= Nydia Blas =

American photographer

Nydia Blas (born 1981) is an American photographer from the state of New York, whose works explore the identity of young Black women and girls. Her concern at the lack of Black women represented in the visual arts has led her to concentrate solely on making images of women of color. She is currently an assistant professor at Spelman College in Atlanta, Georgia, where she teaches photography in the department of art and visual culture.

==Early life and education==
Nydia Blas was born in October 1981, and grew up in Ithaca, New York. Blas received her bachelor's degree from Ithaca College in cinema and photography with a minor in African diaspora studies. She received her Master of Fine Arts in photography from Syracuse University.

==Photography==
Blas began making photographs as a teenager. At first, she was interested in photography as a process, particularly trying and failing until the desired product is achieved. She then became intrigued with photography as a means to influence public opinion, citing the use of photographs by the anti-lynching movement to turn the public against lynching.

Nydia explores sexuality, intimacy, and her lived experience as a child, adult, and mother through photography, collage, film, and books. She uses her art to construct a physical and allegorical space framed through a Black feminine eye, weaving stories about situation, meaning, and influence. Blas's photographs explore Black identity, particularly young Black women and girls.
Blas stated that she draws inspiration from Audre Lorde's concept of "the erotic", which includes not just sexuality but also intimacy among family members and friends.
One of her photo series is entitled The Girls Who Spun Gold.
The name of the photo series comes from a Virginia Hamilton book The Girl Who Spun Gold, which is an African-American interpretation of the classic fairytale "Rumpelstiltskin".
Priscilla Frank of HuffPost called the series "a celebration of girls in all their sloppiness, softness and strength".

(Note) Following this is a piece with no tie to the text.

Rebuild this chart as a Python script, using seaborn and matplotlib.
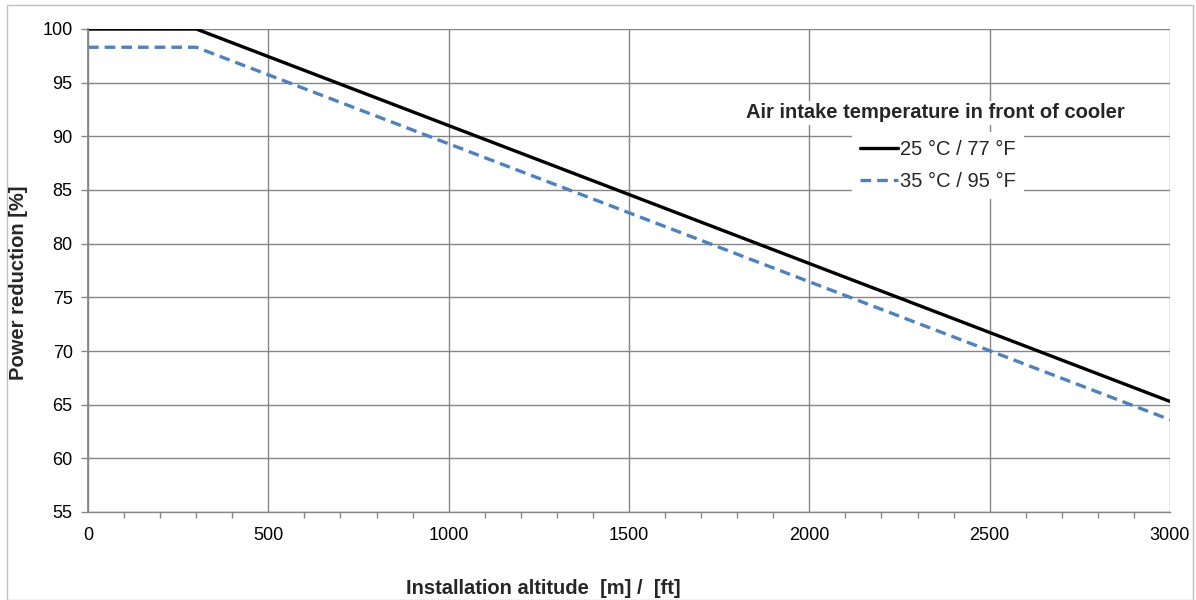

Most of the subjects of Blas's photographs are Black women. In a 2016 interview, Blas noted the lack of Black women represented in visual arts, stating "This is why I have I chosen to currently make images of only women of color."
Blas believes that her work challenges the notion of Black women as "hypersexual beings", saying that the stereotype was created "to reinforce very old stereotypes that were created to justify the mistreatment and exploitation of black women during slavery". The subjects of her photographs instead express sexuality on their own terms, reclaiming "their identities and their bodies".

Blas's work has been displayed at The Wing in New York City and Washington, D.C.; her work was also included in an exhibition called Vigilance, Struggle, Pride: Through Her Eyes that traveled through Europe.
In 2016, Blas was a visual artist-in-residence at the Center for Photography at Woodstock. In 2018, her photo series Whatever You Like was displayed at the Garey Gallery. Also in 2018, she was one of three recipients of a Light Work grant.

Some of her photographs were included in the book Mfon: Women Photographers of the African Diaspora, "an anthology featuring the work of more than 100 female photographers of African descent from around the world". One of the authors of the book, Adama Delphine Fawundu, referred to Blas's work as "striking", saying:

It's really looking at what it's like to be in this body. And the social implications and expectations of being in this body but then creating this magical world that empowers them. These girls are magical in their own way.

==Community organizer==
In January 2017, Blas was named as the acting executive director of the Southside Community Center.
As of 2018, she was one of the two leaders of the Center, the other being Nia Nunn.
Blas and Nunn created an outreach campaign they named "Black Girl Alchemists", which they targeted at young Black women in Ithaca, New York.
The campaign encouraged these women to express themselves through literature and art to combat internalized racism and sexism.
They won a US$270,000 grant in 2016 to continue their efforts centered on Black cultural identity.

While working at the Southside Community Center, Blas founded the Girl Empowerment Group. Blas acted as a mentor to the girls in the group, encouraging them to keep diaries, teaching them about self esteem, and organizing events for other teenagers in the Black community. Members of the Girl Empowerment Group later became the subjects of her photo series The Girls Who Spun Gold.
Through her photographs of the young women, Blas hopes that her subjects can reclaim their identities and their bodies, stating: "I wanted my subjects to reclaim, explore, and protect their bodies and sexuality, and to reveal the magic that happens between women and self. I would like this work to state that black and brown females have a right to pleasure and a right to fantasy."

==Personal life==
Blas had her first child when she was 18 years old. As of 2021, she has two children.(Naseem), (Rosario).
She stated that her experience as a mother "runs through all of my work".